Opposition supporters have long feared that the recall referendum could be scheduled after August 19 because, according to most interpretations of the Constitution, this is the cut-off date after which the vice-president would replace the president, to serve out the remainder of the term, instead of holding new presidential elections. However, some constitutional experts have said that actually the cut-off date is January 19, 2005.
The difference in the dates can be traced to how one interprets the constitution’s requirement that if the president is recalled in the last two years of his term, the vice-president becomes president for the rest of the term. That is, due to transitional provisions in Venezuela’s new constitution, President Chavez’ term is actually six and a half years, not six, as the constitution normally specifies. This means that if one considers the last two years to begin after the first four are over, then the cut-off date for no presidential election would be August 19, 2004. However, if one counts backwards, from the end of Chavez’ term on January 19, 2007, then the last two years begin on January 19, 2005.

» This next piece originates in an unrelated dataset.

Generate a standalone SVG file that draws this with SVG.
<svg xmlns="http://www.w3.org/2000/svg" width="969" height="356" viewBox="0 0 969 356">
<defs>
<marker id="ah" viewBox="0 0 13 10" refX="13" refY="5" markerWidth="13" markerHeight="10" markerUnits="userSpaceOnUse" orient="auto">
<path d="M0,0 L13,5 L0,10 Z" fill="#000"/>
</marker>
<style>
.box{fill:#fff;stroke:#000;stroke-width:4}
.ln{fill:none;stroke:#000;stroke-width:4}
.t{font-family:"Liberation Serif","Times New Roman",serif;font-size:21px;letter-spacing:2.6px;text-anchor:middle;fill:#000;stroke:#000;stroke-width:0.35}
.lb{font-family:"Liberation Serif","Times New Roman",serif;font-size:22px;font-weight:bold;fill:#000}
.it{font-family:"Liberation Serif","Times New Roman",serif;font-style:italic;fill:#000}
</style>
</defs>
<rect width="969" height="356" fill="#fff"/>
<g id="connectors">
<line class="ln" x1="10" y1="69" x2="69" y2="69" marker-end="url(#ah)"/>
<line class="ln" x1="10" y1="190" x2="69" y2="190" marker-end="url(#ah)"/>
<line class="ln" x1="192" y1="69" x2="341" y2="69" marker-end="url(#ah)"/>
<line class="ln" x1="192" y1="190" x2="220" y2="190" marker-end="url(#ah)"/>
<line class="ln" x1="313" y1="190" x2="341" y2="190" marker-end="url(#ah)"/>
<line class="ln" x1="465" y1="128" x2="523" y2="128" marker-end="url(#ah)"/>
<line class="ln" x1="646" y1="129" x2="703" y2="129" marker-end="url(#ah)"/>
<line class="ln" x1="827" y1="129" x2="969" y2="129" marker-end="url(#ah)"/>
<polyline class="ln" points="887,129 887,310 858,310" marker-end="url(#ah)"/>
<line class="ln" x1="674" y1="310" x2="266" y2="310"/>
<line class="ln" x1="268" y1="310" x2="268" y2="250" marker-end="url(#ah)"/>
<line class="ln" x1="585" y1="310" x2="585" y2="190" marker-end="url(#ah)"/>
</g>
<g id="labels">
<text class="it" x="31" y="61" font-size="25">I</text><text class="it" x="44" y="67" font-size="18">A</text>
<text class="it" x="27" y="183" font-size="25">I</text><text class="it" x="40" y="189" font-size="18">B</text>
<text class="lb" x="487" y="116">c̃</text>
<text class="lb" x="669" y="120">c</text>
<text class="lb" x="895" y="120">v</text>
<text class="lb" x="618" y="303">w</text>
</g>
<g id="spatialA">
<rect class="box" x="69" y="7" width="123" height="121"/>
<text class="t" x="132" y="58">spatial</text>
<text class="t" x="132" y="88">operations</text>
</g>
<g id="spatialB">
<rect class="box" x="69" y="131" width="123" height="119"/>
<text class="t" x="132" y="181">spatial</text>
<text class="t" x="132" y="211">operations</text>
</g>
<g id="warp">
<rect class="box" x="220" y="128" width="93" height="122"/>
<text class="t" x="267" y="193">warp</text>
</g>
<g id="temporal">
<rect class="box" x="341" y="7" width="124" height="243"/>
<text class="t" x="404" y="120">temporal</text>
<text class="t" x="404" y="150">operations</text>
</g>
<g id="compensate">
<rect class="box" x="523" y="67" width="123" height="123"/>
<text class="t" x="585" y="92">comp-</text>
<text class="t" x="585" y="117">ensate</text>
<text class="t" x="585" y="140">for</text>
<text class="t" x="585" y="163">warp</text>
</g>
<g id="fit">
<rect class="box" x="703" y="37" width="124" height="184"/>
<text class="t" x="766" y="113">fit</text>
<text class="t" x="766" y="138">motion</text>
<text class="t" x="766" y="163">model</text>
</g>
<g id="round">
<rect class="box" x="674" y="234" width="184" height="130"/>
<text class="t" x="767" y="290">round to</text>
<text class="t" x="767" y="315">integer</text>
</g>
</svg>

Automated system to be used
Another controversial issue that the CNE addressed was the use of an automated system to conduct the recall vote. CNE president Francisco Carrasquero announced that they have decided to opt for the automated system over the manual one, which traditionally has led to claims of fraud.
The CNE recently decided to purchase 21,000 voting machines from a US-Venezuelan consortium to conduct all votes. These machines allow voters to cast their ballots on a touch-screen and to then print out their vote on a paper ballot and drop it into a conventional ballot box. According to the CNE this would making counting the vote results practically instantaneous and more transparent, but would also allow re-verification via the paper ballots.

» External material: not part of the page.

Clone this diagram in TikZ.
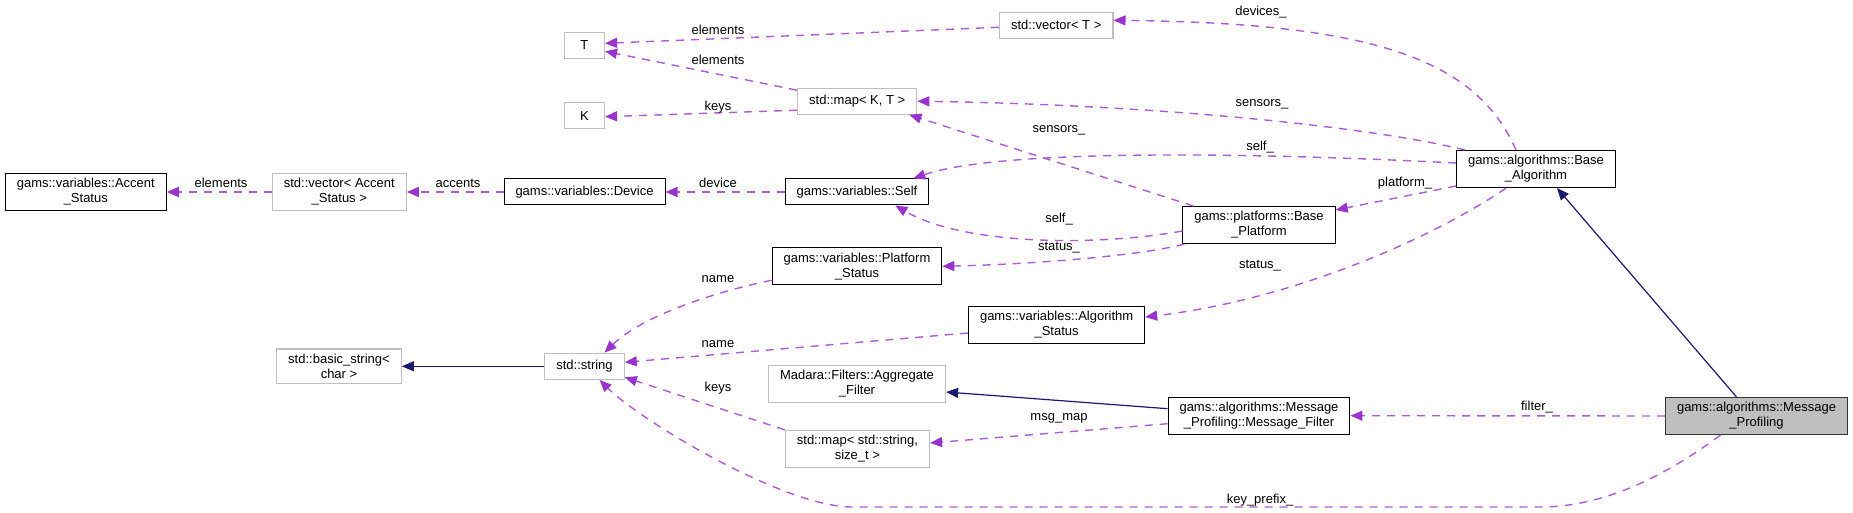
\documentclass[tikz,border=0pt]{standalone}
\usepackage{fontspec}
\setmainfont{Liberation Sans}
\usepackage{tikz}
\usetikzlibrary{arrows.meta}
\definecolor{orchid}{RGB}{154,50,205}
\definecolor{midnight}{RGB}{25,25,112}
\definecolor{grey75}{RGB}{191,191,191}

\begin{document}
\begin{tikzpicture}[x=1pt, y=-1pt,
                    font=\fontsize{13}{15}\selectfont,
                    cls/.style = {
                      rectangle, draw=black, line width=1pt,
                      align=center, fill=white,
                      inner xsep=11.5pt, inner ysep=5pt,
                      minimum height=26pt, minimum width=40pt
                    },
                    ext/.style = {
                      cls, draw=grey75, line width=1.3pt
                    },
                    focus/.style = {
                      cls, fill=grey75, draw=black!80
                    },
                    usage/.style = {
                      draw=orchid!80, line width=1.4pt,
                      dash pattern=on 8pt off 7pt,
                      -{Triangle[length=12pt, width=10pt, color=orchid]}
                    },
                    inherit/.style = {
                      draw=midnight, line width=1.2pt,
                      -{Triangle[length=12pt, width=10pt]}
                    },
                    lbl/.style = {
                      inner sep=0pt, text height=9pt, text depth=2pt
                    }]
    \useasboundingbox (0,0) rectangle (1853,513);

    \node(tname)[ext] at (584.4,45.3) {T};
    \node(kname)[ext] at (584.4,115.7) {K};
    \node(vect)[ext] at (1056.2,25.3) {std::vector< T >};
    \node(kmap)[ext] at (857.2,101.2) {std::map< K, T >};
    \node(acc)[cls] at (85.8,192) {gams::variables::Accent\\\_Status};
    \node(vacc)[ext] at (339.3,192) {std::vector< Accent\\\_Status >};
    \node(dev)[cls] at (584.5,192) {gams::variables::Device};
    \node(self)[cls] at (857,192) {gams::variables::Self};
    \node(bplat)[cls] at (1259,225) {gams::platforms::Base\\\_Platform};
    \node(balg)[cls] at (1536,169) {gams::algorithms::Base\\\_Algorithm};
    \node(pstat)[cls] at (857,266.3) {gams::variables::Platform\\\_Status};
    \node(astat)[cls] at (1056.6,325) {gams::variables::Algorithm\\\_Status};
    \node(bstr)[ext] at (339,366.3) {std::basic\_string<\\char >};
    \node(str)[ext] at (584.5,366.3) {std::string};
    \node(aggr)[ext] at (857,384) {Madara::Filters::Aggregate\\\_Filter};
    \node(smap)[ext] at (857.4,449) {std::map< std::string,\\size\_t >};
    \node(mfilt)[cls] at (1259,415.7) {gams::algorithms::Message\\\_Profiling::Message\_Filter};
    \node(mprof)[focus] at (1756.5,416) {gams::algorithms::Message\\\_Profiling};

    \draw[usage] ([yshift=-2pt]vect.west) -- ([yshift=2pt]tname.east)
      node[lbl] at (718,31) {elements};
    \draw[usage] ([yshift=11pt]kmap.west) -- ([yshift=-6pt]tname.east)
      node[lbl] at (718,61) {elements};
    \draw[usage] ([yshift=-9pt]kmap.west) -- ([yshift=-1pt]kname.east)
      node[lbl] at (718,107) {keys};
    \draw[usage] (dev.west) -- (vacc.east)
      node[lbl] at (458,184) {accents};
    \draw[usage] (vacc.west) -- (acc.east)
      node[lbl] at (221,184) {elements};
    \draw[usage] (self.west) -- (dev.east)
      node[lbl] at (718,184) {device};

    \draw[usage] ([xshift=-20pt]balg.north) .. controls (1476,59) and (1373,23) .. ([yshift=5pt]vect.east)
      node[lbl] at (1261,12) {devices\_};
    \draw[usage] ([xshift=9pt]balg.north west) .. controls (1375,128) and (1168,105) .. (kmap.east)
      node[lbl] at (1262,103) {sensors\_};
    \draw[usage] ([yshift=6pt]balg.west) .. controls (1200,150) and (990,152) .. ([xshift=-16pt]self.north east)
      node[lbl] at (1260,147) {self\_};
    \draw[usage] ([yshift=-17pt]balg.west) -- ([yshift=15pt]bplat.east)
      node[lbl] at (1405,183) {platform\_};
    \draw[usage] ([xshift=-30pt]balg.south) .. controls (1430,240) and (1290,300) .. ([yshift=8pt]astat.east)
      node[lbl] at (1260,265) {status\_};

    \draw[usage] ([xshift=11pt]bplat.north west) -- ([xshift=-8pt]kmap.south east)
      node[lbl] at (1059,129) {sensors\_};
    \draw[usage] ([yshift=-6pt]bplat.west) .. controls (1100,246) and (965,246) .. ([xshift=-34pt]self.south east)
      node[lbl] at (1059,219) {self\_};
    \draw[usage] ([xshift=2pt]bplat.south west) .. controls (1144,255) and (1041,264) .. (pstat.east)
      node[lbl] at (1059,247) {status\_};

    \draw[usage] ([yshift=-14pt]pstat.west) .. controls (723,290) and (644,314) .. ([xshift=20pt]str.north)
      node[lbl] at (718,279) {name};
    \draw[usage] ([yshift=-8pt]astat.west) -- ([yshift=4pt]str.east)
      node[lbl] at (718,344) {name};
    \draw[usage] (smap.north west) -- ([yshift=-11pt]str.east)
      node[lbl] at (718,388) {keys};
    \draw[usage] ([xshift=-36pt]mprof.south) .. controls (1660,480) and (1600,507) .. (1540,507)
      -- (850,507) .. controls (780,505) and (640,420) .. ([xshift=15pt]str.south)
      node[lbl] at (1260,500) {key\_prefix\_};

    \draw[usage] (mprof.west) -- (mfilt.east)
      node[lbl] at (1537,407) {filter\_};
    \draw[usage] ([yshift=-8pt]mfilt.west) -- ([yshift=6pt]smap.east)
      node[lbl] at (1059,417) {msg\_map};

    \draw[inherit] ([yshift=7pt]mfilt.west) -- ([yshift=-8pt]aggr.east);
    \draw[inherit] ([xshift=-20pt]mprof.north) -- ([xshift=21pt]balg.south);
    \draw[inherit] (str.west) -- (bstr.east);
\end{tikzpicture}
\end{document}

The opposition, however, has said that it rejects the voting mahines because it suspects that the CNE will use the machines to manipulate the vote. Pro-Chavez legislator Luis Tascon reacted to this claim, though, by saying that it is the opposition that wants less transparency. “They want to commit fraud with the manual process as they have done in the past. They want to fake the results at the polling stations. Technological tools [such as the voting machines] guarantee transparency, are auditable, and guarantee that the voter’s ballot is respected,” said Tascon in a recent press conference.
According to Tascon, the opposition has many supporters who work within the CNE bureaucracy and could, theoretically, make votes disappear. With the combination of a completely transparent computerized process and paper ballots, this type of fraud would not be possible.
Yes or No?
Another decision that the CNE will have to make soon is how to formulate the ballot question. The constitution requires the question to be formulated so that the answer is a simple “yes” or “no,” but it does not say which answer would mean the recall of the president. The opposition has been basing its recall campaign on a “yes” vote, in favor of the president’s recall. However, some pro-Chavez constitutional experts have suggested that “yes” would mean Chavez is not recalled and “no” that he is recalled. Also, CNE president Francisco Carrasquero has said that neither side will dictate how the CNE formulates the ballot question.